Порфирий задумался, потом осторожно спросил:
– А ты сам на вечер этот, в пятницу-то, к графине попасть можешь? С твоим-то титулом...
Корвин-Коссаковский метнул взгляд на друга. Порфирий, сын обедневшего дворянина, учился без репетиторов и бонн, с детства проявил способности к математике, интересовался военным делом и выбивался наверх сам. При этом он всегда имел, как замечал Арсений, некий пиетет к титулам и званиям и, не любя бывать в свете, где из-за плохого французского и неловкости чувствовал себя слоном в посудной лавке, всё же считал светское общество чем-то удивительно возвышенным и гордился титулом друга.
Сейчас Арсений кивнул.
– Могу, это не трудно, я уж думал об этом. И через зятя, князя Палецкого, и к самой Екатерине Петровне обратиться могу, и по нашим каналам. Но там-то за что зацепиться? В твоём рассказе реальна только могила. Это осязаемо. В болото не сунешься, нетопыря за хвост не схватишь. И потому, - он резко поднялся, - говорю же, поехали в церковь. Там всего два камнереза работают, если одному из них эту работу поручили, он может старую надпись помнить.

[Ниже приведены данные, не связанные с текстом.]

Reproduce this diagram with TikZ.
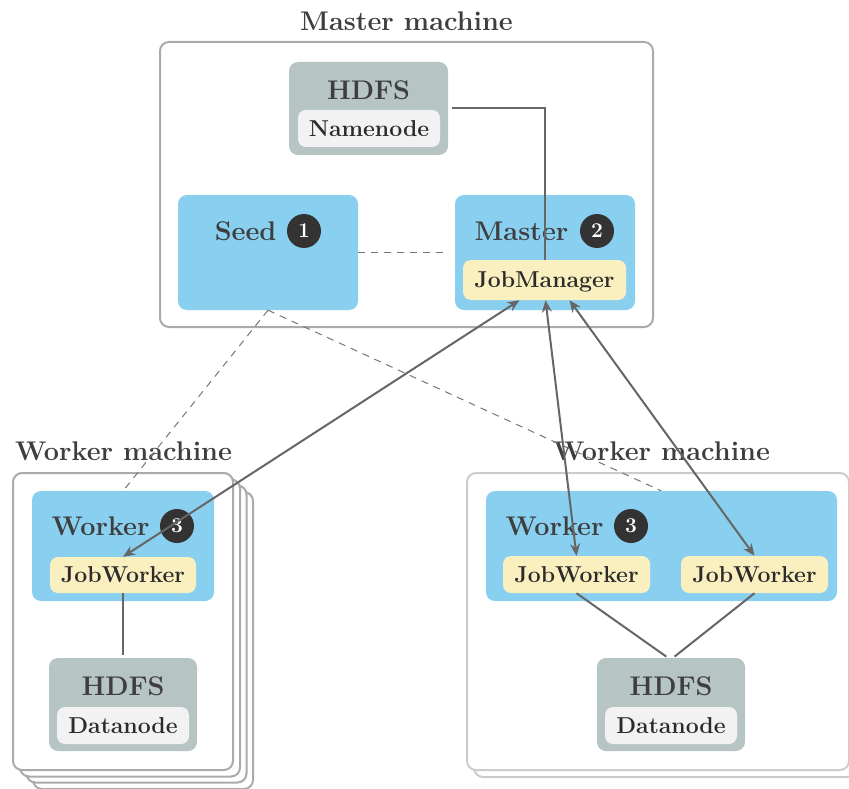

Теперь Бартенева не надо было уговаривать, он торопливо забрался на дрожки и, едва друг сел рядом, хлестнул лошадь. На церковном дворе их встретил колокольный звон к вечерней, несколько старух ползли в храм, мимо пробежал пономарь с двумя кадилами. К удовольствию Корвин-Коссаковского, дверь небольшой сторожки у церковной ограды, где на оконной раме висел аляповатый черно-алый гробовой венок, была открыта. Внутри прыщавый двадцатилетний недоросль полировал вручную гранитную лавочку, а рядом испитой мужик лет сорока, явно бывший с похмелья, гравировал на серой плите портрет пожилой женщины.